As regional air traffic in the West begins to increase significantly after the ravages of the pandemic on commercial airlines, the EU looks set to instigate tougher rules regarding the use, or lack of use, of existing airport slots.
During the worst of the pandemic, ‘use it or lose it’ rules in relation to airport slots held by carriers were relaxed. However, with the EU announcing back in July the intention to force airlines to use a minimum of 50% of their slots or lose them to competing carriers, which will come into effect in six weeks’ time, Asian carriers, particularly those in Singapore, Hong Kong and South Korea have expressed concerns as recovery of the industry is slower there, principally because much of the commercial airline traffic is long haul. For example, Asian airlines operated at just 14% of the pre-pandemic 2019 level in the month of July.
Many Western carriers are at a great advantage as local and regional airline traffic has bounced back and in Europe International travel is now at 46% of 2019 levels and 48% in the U.S. In the event that Asian carriers are forced to operate at 50% of pre-pandemic levels to retain prized and valuable airport slots in the West, it has been made clear there will be a reciprocal ‘tit-for-tat’ expectation at Asian airports.
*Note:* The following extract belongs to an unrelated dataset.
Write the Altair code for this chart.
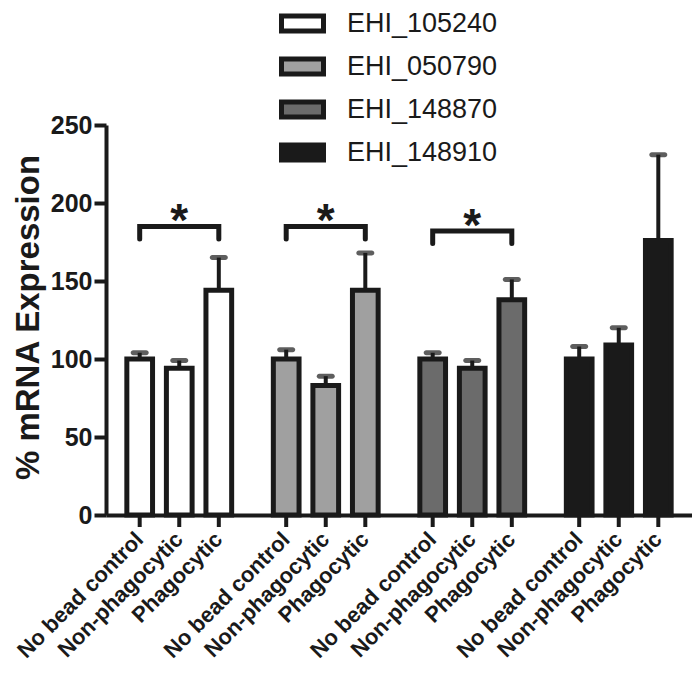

Ultimately, this could well lead to political fights over important global trade transport links and result in numerous European aircraft flying with empty seats simply to retain airport slots.
While there has been a global relaxation of airport slot usage, the EU has chosen to go against industry recommendations for the forthcoming winter season, primarily as a result of lobbying from regional low-cost carriers such as Ryanair, as well as privatized European airports who are keen to start generating reasonable returns once again. The U.S. however has chosen not to go down the same route and has already announced a more lenient set of rules for the winter with regard to airport slots.